## Requirements
Restate each line of the listing exactly, without carrying over any pictures.

--- Begin Dataset extract ---

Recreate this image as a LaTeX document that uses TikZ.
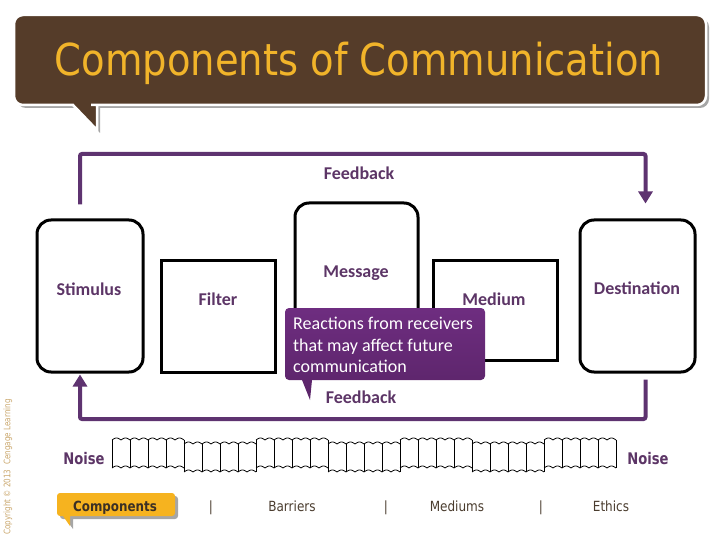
\documentclass[tikz,border=0pt]{standalone}
\usepackage{fontspec}
\setmainfont{Carlito}
\newfontfamily\tahoma{DejaVu Sans}
\usetikzlibrary{arrows.meta,shadows}
\definecolor{bubblebrown}{HTML}{553C29}
\definecolor{titlegold}{HTML}{F1B42A}
\definecolor{fbpurple}{HTML}{5E3370}
\definecolor{labelpurple}{HTML}{5C3566}
\definecolor{calltop}{HTML}{6E2D80}
\definecolor{callbot}{HTML}{5A2468}
\definecolor{btngold}{HTML}{F6B31F}
\definecolor{rowbrown}{HTML}{4A3C2E}
\definecolor{copytan}{HTML}{C9A66B}

\begin{document}
\begin{tikzpicture}[x=1pt,y=-1pt,line cap=round,
  stage/.style={draw=black,line width=3pt,rounded corners=14pt,inner sep=0pt},
  gate/.style={draw=black,line width=3pt,inner sep=0pt},
  lbl/.style={anchor=base,font=\bfseries\fontsize{18}{20}\selectfont,text=labelpurple},
  fb/.style={draw=fbpurple,line width=4pt,rounded corners=2pt,line cap=butt,
    -{Triangle[width=14pt,length=12pt]}},
  coil/.style={draw=black,line width=0.8pt,line cap=butt},
  noiselbl/.style={anchor=base,font=\tahoma\bfseries\fontsize{16}{18}\selectfont,text=labelpurple,xscale=0.82},
  rowlbl/.style={anchor=base,font=\tahoma\fontsize{14}{16}\selectfont,text=rowbrown,xscale=0.86}]
\useasboundingbox (0,0) rectangle (720,540);

% title bubble
\path[fill=bubblebrown,draw=white,line width=2.5pt,
  drop shadow={shadow xshift=3pt,shadow yshift=-3pt,fill=gray!70,opacity=1}]
  (14,60) [rounded corners=9pt] -- (14,15) -- (706,15) -- (706,105) -- (100,105)
  [sharp corners] -- (97,105) -- (97,130) -- (73,105) [rounded corners=9pt] -- (14,105) -- cycle;
\node[anchor=base,font=\tahoma\fontsize{44}{46}\selectfont,text=titlegold,xscale=0.875]
  (title) at (359,76) {Components of Communication};

% stages
\node[stage,minimum width=106pt,minimum height=152pt] (stim) at (90,296) {};
\node[gate,minimum width=114pt,minimum height=112pt] (filt) at (218,316) {};
\node[stage,minimum width=123pt,minimum height=167pt] (msg) at (356.5,286.5) {};
\node[gate,minimum width=124pt,minimum height=100pt] (med) at (495,310) {};
\node[stage,minimum width=115pt,minimum height=152pt] (dest) at (637.5,296) {};

\node[lbl] (stimlbl) at (89,295) {Stimulus};
\node[lbl] (filtlbl) at (218,305) {Filter};
\node[lbl] (msglbl) at (356,277) {Message};
\node[lbl] (medlbl) at (494,305) {Medium};
\node[lbl] (destlbl) at (637,294) {Destination};

% feedback loops
\coordinate (topA) at ([xshift=-10pt,yshift=14pt]stim.north);
\coordinate (topB) at ([xshift=8pt,yshift=15pt]dest.north);
\coordinate (botA) at ([xshift=8pt,yshift=-6pt]dest.south);
\coordinate (botB) at ([xshift=-10pt,yshift=-1pt]stim.south);
\draw[fb] (topA) -- (topA |- 0,154) -- (topB |- 0,154) -- (topB);
\draw[fb] (botA) -- (botA |- 0,419) -- (botB |- 0,419) -- (botB);
\node[lbl] (fbtop) at (359,180) {Feedback};
\node[lbl] (fbbot) at (361,403) {Feedback};

% callout
\path[top color=calltop,bottom color=callbot]
  (285,340) [rounded corners=4pt] -- (285,308) -- (485,308) -- (485,380) -- (314,380)
  [sharp corners] -- (312,380) -- (310,400) -- (302,380) [rounded corners=4pt] -- (285,380) -- cycle;
\node[anchor=north west,inner sep=0pt,align=left,text=white,
  font=\fontsize{18}{21.5}\selectfont] (callout) at (293,317)
  {Reactions from receivers\\that may affect future\\communication};

% noise coil
\foreach \i [evaluate=\i as \xa using {112+72*\i},
             evaluate=\i as \yt using {440+4*mod(\i,2)}] in {0,...,6} {
  \draw[coil] plot[domain=0:72,samples=97] ({\xa+\x},{\yt-2*abs(sin(20*\x))});
  \draw[coil] plot[domain=0:72,samples=97] ({\xa+\x},{\yt+28-2*abs(sin(20*\x))});
  \foreach \k in {0,...,4}
    \draw[coil] ({\xa+18*\k},{\yt-0.5}) -- ({\xa+18*\k},{\yt+28});
}
\node[noiselbl] (noiseL) at (84,464) {Noise};
\node[noiselbl] (noiseR) at (648,464) {Noise};

% bottom row
\path[fill=btngold,
  drop shadow={shadow xshift=3pt,shadow yshift=-3pt,fill=gray!70,opacity=1}]
  (57,505) [rounded corners=3pt] -- (57,493) -- (175,493) -- (175,516) -- (72,516)
  [sharp corners] -- (70,516) -- (70,526) -- (63,516) [rounded corners=3pt] -- (57,516) -- cycle;
\node[anchor=base,font=\tahoma\bfseries\fontsize{14}{16}\selectfont,text=rowbrown!80!black,xscale=0.85]
  (comp) at (115,511) {Components};
\node[rowlbl] (sep1) at (211,511) {|};
\node[rowlbl] (barr) at (292,511) {Barriers};
\node[rowlbl] (sep2) at (386,511) {|};
\node[rowlbl] (mediums) at (457,511) {Mediums};
\node[rowlbl] (sep3) at (541,511) {|};
\node[rowlbl] (ethics) at (611,511) {Ethics};

\node[rotate=90,font=\tahoma\fontsize{9}{10}\selectfont,text=copytan]
  (copy) at (8,467) {\scalebox{0.8}[1]{Copyright © 2013~ Cengage Learning}};
\end{tikzpicture}
\end{document}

--- End Dataset extract ---

## Task answer
Recreate this image as a LaTeX document that uses TikZ.
\documentclass[tikz,border=0pt]{standalone}
\usepackage{fontspec}
\setmainfont{Carlito}
\newfontfamily\tahoma{DejaVu Sans}
\usetikzlibrary{arrows.meta,shadows}
\definecolor{bubblebrown}{HTML}{553C29}
\definecolor{titlegold}{HTML}{F1B42A}
\definecolor{fbpurple}{HTML}{5E3370}
\definecolor{labelpurple}{HTML}{5C3566}
\definecolor{calltop}{HTML}{6E2D80}
\definecolor{callbot}{HTML}{5A2468}
\definecolor{btngold}{HTML}{F6B31F}
\definecolor{rowbrown}{HTML}{4A3C2E}
\definecolor{copytan}{HTML}{C9A66B}

\begin{document}
\begin{tikzpicture}[x=1pt,y=-1pt,line cap=round,
  stage/.style={draw=black,line width=3pt,rounded corners=14pt,inner sep=0pt},
  gate/.style={draw=black,line width=3pt,inner sep=0pt},
  lbl/.style={anchor=base,font=\bfseries\fontsize{18}{20}\selectfont,text=labelpurple},
  fb/.style={draw=fbpurple,line width=4pt,rounded corners=2pt,line cap=butt,
    -{Triangle[width=14pt,length=12pt]}},
  coil/.style={draw=black,line width=0.8pt,line cap=butt},
  noiselbl/.style={anchor=base,font=\tahoma\bfseries\fontsize{16}{18}\selectfont,text=labelpurple,xscale=0.82},
  rowlbl/.style={anchor=base,font=\tahoma\fontsize{14}{16}\selectfont,text=rowbrown,xscale=0.86}]
\useasboundingbox (0,0) rectangle (720,540);

% title bubble
\path[fill=bubblebrown,draw=white,line width=2.5pt,
  drop shadow={shadow xshift=3pt,shadow yshift=-3pt,fill=gray!70,opacity=1}]
  (14,60) [rounded corners=9pt] -- (14,15) -- (706,15) -- (706,105) -- (100,105)
  [sharp corners] -- (97,105) -- (97,130) -- (73,105) [rounded corners=9pt] -- (14,105) -- cycle;
\node[anchor=base,font=\tahoma\fontsize{44}{46}\selectfont,text=titlegold,xscale=0.875]
  (title) at (359,76) {Components of Communication};

% stages
\node[stage,minimum width=106pt,minimum height=152pt] (stim) at (90,296) {};
\node[gate,minimum width=114pt,minimum height=112pt] (filt) at (218,316) {};
\node[stage,minimum width=123pt,minimum height=167pt] (msg) at (356.5,286.5) {};
\node[gate,minimum width=124pt,minimum height=100pt] (med) at (495,310) {};
\node[stage,minimum width=115pt,minimum height=152pt] (dest) at (637.5,296) {};

\node[lbl] (stimlbl) at (89,295) {Stimulus};
\node[lbl] (filtlbl) at (218,305) {Filter};
\node[lbl] (msglbl) at (356,277) {Message};
\node[lbl] (medlbl) at (494,305) {Medium};
\node[lbl] (destlbl) at (637,294) {Destination};

% feedback loops
\coordinate (topA) at ([xshift=-10pt,yshift=14pt]stim.north);
\coordinate (topB) at ([xshift=8pt,yshift=15pt]dest.north);
\coordinate (botA) at ([xshift=8pt,yshift=-6pt]dest.south);
\coordinate (botB) at ([xshift=-10pt,yshift=-1pt]stim.south);
\draw[fb] (topA) -- (topA |- 0,154) -- (topB |- 0,154) -- (topB);
\draw[fb] (botA) -- (botA |- 0,419) -- (botB |- 0,419) -- (botB);
\node[lbl] (fbtop) at (359,180) {Feedback};
\node[lbl] (fbbot) at (361,403) {Feedback};

% callout
\path[top color=calltop,bottom color=callbot]
  (285,340) [rounded corners=4pt] -- (285,308) -- (485,308) -- (485,380) -- (314,380)
  [sharp corners] -- (312,380) -- (310,400) -- (302,380) [rounded corners=4pt] -- (285,380) -- cycle;
\node[anchor=north west,inner sep=0pt,align=left,text=white,
  font=\fontsize{18}{21.5}\selectfont] (callout) at (293,317)
  {Reactions from receivers\\that may affect future\\communication};

% noise coil
\foreach \i [evaluate=\i as \xa using {112+72*\i},
             evaluate=\i as \yt using {440+4*mod(\i,2)}] in {0,...,6} {
  \draw[coil] plot[domain=0:72,samples=97] ({\xa+\x},{\yt-2*abs(sin(20*\x))});
  \draw[coil] plot[domain=0:72,samples=97] ({\xa+\x},{\yt+28-2*abs(sin(20*\x))});
  \foreach \k in {0,...,4}
    \draw[coil] ({\xa+18*\k},{\yt-0.5}) -- ({\xa+18*\k},{\yt+28});
}
\node[noiselbl] (noiseL) at (84,464) {Noise};
\node[noiselbl] (noiseR) at (648,464) {Noise};

% bottom row
\path[fill=btngold,
  drop shadow={shadow xshift=3pt,shadow yshift=-3pt,fill=gray!70,opacity=1}]
  (57,505) [rounded corners=3pt] -- (57,493) -- (175,493) -- (175,516) -- (72,516)
  [sharp corners] -- (70,516) -- (70,526) -- (63,516) [rounded corners=3pt] -- (57,516) -- cycle;
\node[anchor=base,font=\tahoma\bfseries\fontsize{14}{16}\selectfont,text=rowbrown!80!black,xscale=0.85]
  (comp) at (115,511) {Components};
\node[rowlbl] (sep1) at (211,511) {|};
\node[rowlbl] (barr) at (292,511) {Barriers};
\node[rowlbl] (sep2) at (386,511) {|};
\node[rowlbl] (mediums) at (457,511) {Mediums};
\node[rowlbl] (sep3) at (541,511) {|};
\node[rowlbl] (ethics) at (611,511) {Ethics};

\node[rotate=90,font=\tahoma\fontsize{9}{10}\selectfont,text=copytan]
  (copy) at (8,467) {\scalebox{0.8}[1]{Copyright © 2013~ Cengage Learning}};
\end{tikzpicture}
\end{document}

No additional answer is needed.